GNOME 3.4 Redefines the Linux Desktop
This past week on the Linux Planet has been all about key development milestones. The GNOME 3.4 desktop is nearly done, openSUSE is at its second milestone and Fedora is trying to figure out what will follow the Beefy Miracle.
1. GNOME 3.4
GNOME 3.4 will be a big release, as it's the one that will 'refine' the GNOME 3.x experience. This is not an initial attempt, or even just a bug fix stability effort. GNOME 3.4 is about making GNOME 3.x great.
A refined user experience for GNOME begins with theme and application menu improvements. There are also user panel and network improvements that build on the GNOME 3.2 release.
GNOME 3.4 will introduce new features, as well. Among the new features is the Boxes project, which will enable easy access to virtual machine images.
Making GNOME 3.4 the best version of the popular Linux desktop isn't just about features, it's about details. That's where the Every Detail Matters effort comes into play. Originally launched in December, the effort is all about polishing the little details that make all the difference when it comes to user experience.
For GNOME 3.4, the goal of Every Detail Matters was to fix 20 user experience bugs.
"For much of this cycle, I wasn't sure whether we would reach our goal," GNOME developer Allan Day wrote. "We did some great work, but the big 20 target often seemed a long way off. But, thanks to a last-ditch push by the GNOME Shell crew, we managed to hit that 20 bug total."
2. openSUSE 12.2 Milestone 2
The GNOME 3.4 desktop will find a home in nearly every upcoming Linux distribution, including the openSUSE 12.2 release.
openSUSE 12.2 hit its second milestone release last week, debuting a few of the early features that will land in the Linux distro. Among them is support for Grub2 as well as Plymouth for flicker free bootups.
There is still much time left for developers to bake their features, the openSUSE 12.2 release is not set to be generally available until July 11, 2012.
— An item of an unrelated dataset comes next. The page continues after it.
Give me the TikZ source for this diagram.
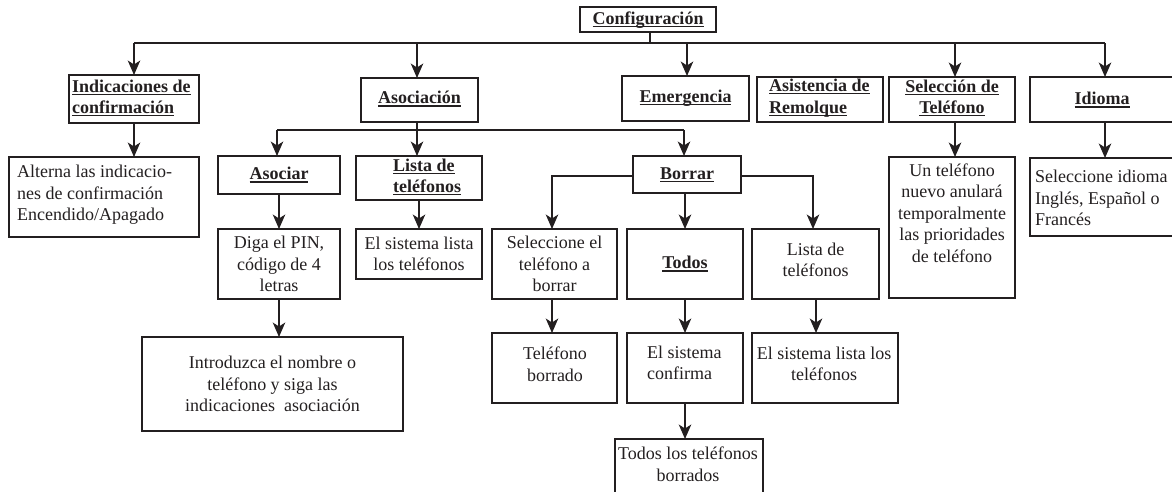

3. Fedora 18 Naming Begins
The Fedora community is currently building up for the release of Fedora 17, codenamed the Beefy Miracle, but that also means they need to know find a name for Fedora 18.
Fedora currently has a naming wiki set up for members of the community to suggest a name. The only condition is that it somehow relates to the name used for Fedora 17. Name submissions close this week, and community voting on the final name occurs from April 6 to April 12, with the winner announced on April 13.